* YOUR OBJECTIVE *
Search the records for the word "this" and pick out every line that has it.

* MATERIAL *
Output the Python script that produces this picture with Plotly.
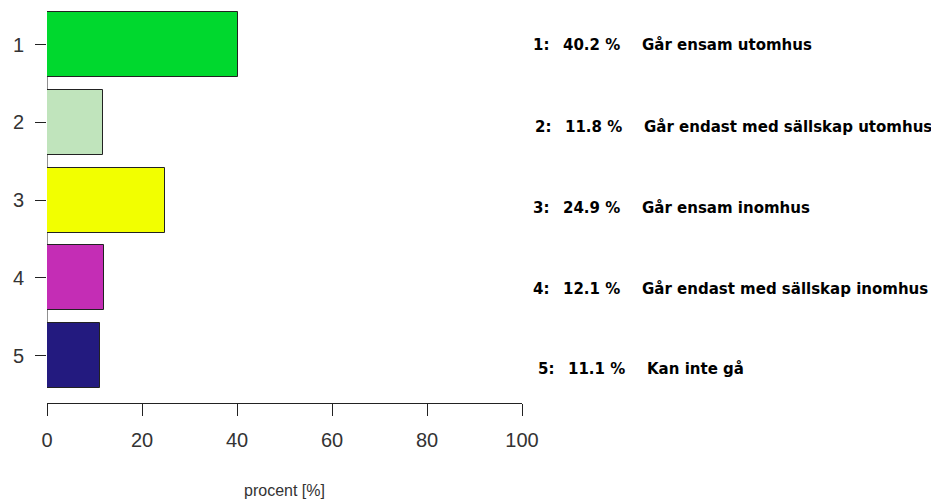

* * *

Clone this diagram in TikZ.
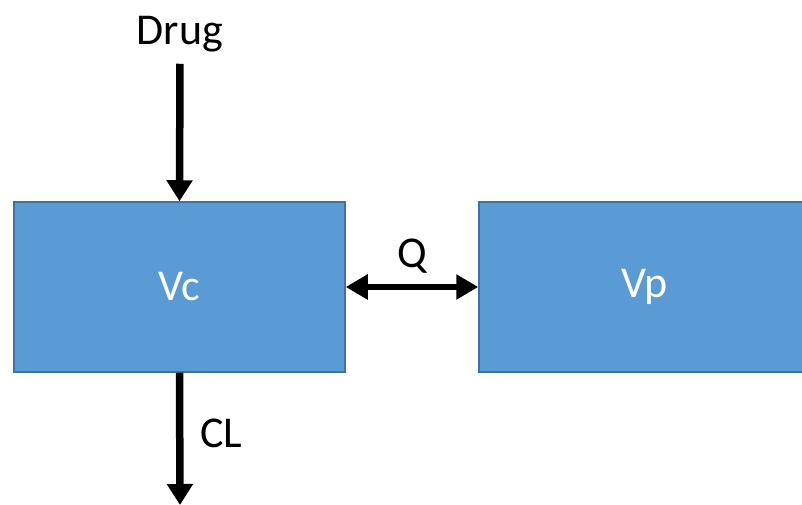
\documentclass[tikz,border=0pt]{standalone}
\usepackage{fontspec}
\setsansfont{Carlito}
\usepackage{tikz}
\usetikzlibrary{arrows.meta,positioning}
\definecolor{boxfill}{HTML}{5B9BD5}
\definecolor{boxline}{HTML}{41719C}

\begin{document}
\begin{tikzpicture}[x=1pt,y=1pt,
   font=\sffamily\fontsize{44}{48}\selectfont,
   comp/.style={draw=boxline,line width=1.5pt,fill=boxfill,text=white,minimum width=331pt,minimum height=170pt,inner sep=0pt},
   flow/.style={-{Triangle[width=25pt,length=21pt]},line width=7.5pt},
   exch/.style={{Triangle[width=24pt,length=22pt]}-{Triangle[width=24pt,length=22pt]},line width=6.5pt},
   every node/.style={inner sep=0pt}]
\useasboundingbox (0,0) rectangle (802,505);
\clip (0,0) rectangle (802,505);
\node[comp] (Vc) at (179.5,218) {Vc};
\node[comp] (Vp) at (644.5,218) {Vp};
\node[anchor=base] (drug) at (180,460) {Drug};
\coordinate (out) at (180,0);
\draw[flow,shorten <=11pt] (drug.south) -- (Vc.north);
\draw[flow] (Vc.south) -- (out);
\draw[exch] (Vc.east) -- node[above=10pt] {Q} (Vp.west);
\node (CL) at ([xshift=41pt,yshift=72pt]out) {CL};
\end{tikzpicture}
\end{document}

* COMPLETE RESPONSE *
Output the Python script that produces this picture with Plotly.
Clone this diagram in TikZ.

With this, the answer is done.